Past societies that failed to offer young people a way up the ladder tend to see youth radicalized. A 2011 poll showed that a near majority of young people had a favorable view of socialism - at odds with the strong majority of Americans who don't. If we want to prevent a "lost generation" that becomes more amendable to big government solutions, opportunities must be created for young people so that they can move out of their parents home and begin their lives as independent adults.



Somewhat lost in news about how bad the economy has been is the plight of America's young people. They are threatened with becoming a "lost generation" whose promise was cut short by policies of the Obama administration.

The Young America's Foundation has been publishing its "Youth Misery Index" since 1993. It is calculated by adding youth unemployment and average college loan debt figures with each person's share of the national debt.  Under President Obama, the index has skyrocketed.

A Youth Misery Index that measures young Americans' woes has skyrocketed under President Barack Obama and hit an all-time high.

The index, released Wednesday, was calculated by adding youth unemployment and average college loan debt figures with each person's share of the national debt. While it has steadily grown over the decades, under Obama the figure has shot up dramatically, from 83.5 in 2009 to 98.6 in 2013.

The index has increased by 18.1 percent since Obama took office, the highest increase under any president, making Obama the worst president for youth economic opportunity, according to the nonprofit that released the figure.

"Young people are suffering under this economy," said Ashley Pratte, program officer for Young America's Foundation, which developed the index and calculates it annually using federal statistics. "They're still living in their parent's basements, unable to find full-time jobs that pay them what they need in order to pay back their debt."

Youth unemployment in 2013 was 16.3 percent, and student loan debt came in at a record-breaking average of $29,400 last year, the foundation points out; what's more, each person's share of the roughly $17 trillion dollar national debt stands at its highest level ever: $52,948.

"We are racking up this huge tab," Pratte said in an interview Wednesday with The College Fix. "Young people have no part of this debt, but it's the generation that has to deal with it."

The foundation added 16.3, which represents youth unemployment, with 29.4 - the average 4-year- college loan debt - and 52.9, each person's national debt burden, to generate its 2013 figure of 98.6.

In 2012 it was 95.1, and the year before that 90.6. When Obama first took office in 2009, it was 83.5.

When President George Bush left office in 2008 - the index was 69.3. When the figure debuted in 1993, it came in at 53.1.

The foundation argues "there appears to be a statistically significant relationship between government expenditures and the Youth Misery Index."

The keyword is "opportunity." What the index truly represents is a snapshot of the state of opportunity available to young people to have it as good or better than their parents.

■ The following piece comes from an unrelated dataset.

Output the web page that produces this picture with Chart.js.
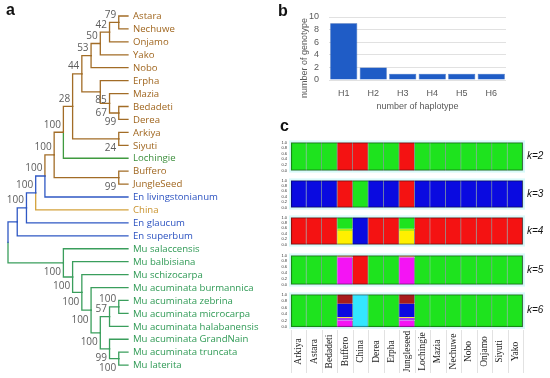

The crushing student debt, we have already seen, means that young people - especially young married couples - will put off major purchases like home buying and new cars to deal with their college debts. And the looming national debt will have to be dealt with at some point - apparently not by this generation of politicians and voters.

Past societies that failed to offer young people a way up the ladder tend to see youth radicalized. A 2011 poll showed that a near majority of young people had a favorable view of socialism - at odds with the strong majority of Americans who don't. If we want to prevent a "lost generation" that becomes more amendable to big government solutions, opportunities must be created for young people so that they can move out of their parents home and begin their lives as independent adults.